Mark Adams (artist) explained

Mark Adams
Birth Date:October 27, 1925
Birth Place:Fort Plain, New York, U.S.
Death Place:San Francisco, California, U.S.
Nationality:American
Spouse:Beth Van Hoesen
Field:Watercolor, tapestry design, stained-glass design
Training:Hans Hofmann, Jean Lurçat

Mark Adams (October 27, 1925 – January 24, 2006) was an American artist best known for his watercolors of still life subjects. He was also a designer of tapestries and stained glass.

Biography

Adams was born in Fort Plain, New York. He attended Syracuse University for two years (1943 to 1945) before moving to New York City to study with the painter Hans Hofmann (1945 to 1947). He later went to France to study tapestry-making with Jean Lurçat (1955).
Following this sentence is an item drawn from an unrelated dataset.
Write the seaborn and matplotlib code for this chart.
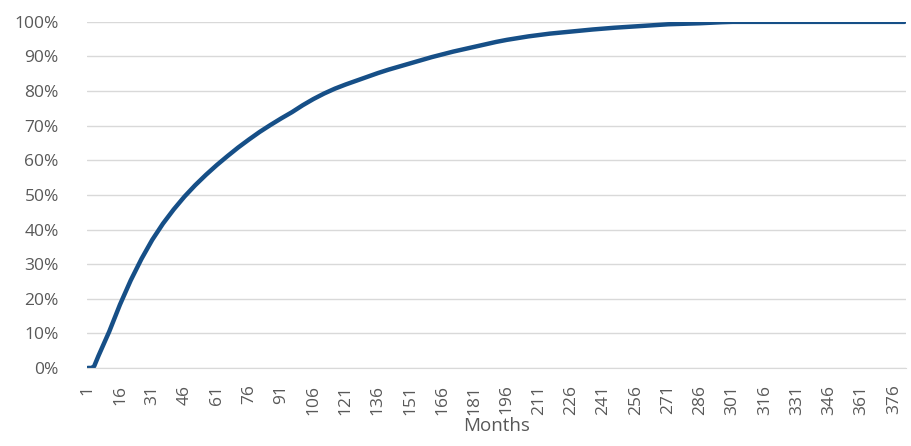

Early in his career, Adams was a designer of tapestries and stained glass. He designed the windows for Temple Emanu-El and Grace Cathedral in San Francisco. He created over two dozen tapestries, some of which are in the de Young Museum and the San Francisco International Airport. He was commissioned to create a 30-foot tapestry for the headquarters of Weyerhaeuser. In 1963, he won the Rome Prize.

In search of a more intimate and smaller-scale medium, Adams turned to watercolors in the mid 1970s, and it was this work that gained him the greatest recognition. Most of his watercolors are still lifes, often of flowers or single objects like hats; he also painted landscapes. His style combines luminous washes of intense color with sparely drawn subjects, and his compositions often feature effects of light such as strong shadows, reflections, and refractions.

Adams taught art at the University of California, Davis, the San Francisco Art Institute, and elsewhere.

Adams fell ill in December 2005 and died the following month.

Personal life

In 1954, Adams married the printmaker Beth Van Hoesen; they lived in San Francisco for many years.

Adams claimed that he came up with the name "hungry i" for a new nightclub being opened by a friend in San Francisco's North Beach neighborhood. The hungry i became a famous Beat Generation gathering place, but the origins of the name are disputed, with a number of plausible stories in circulation.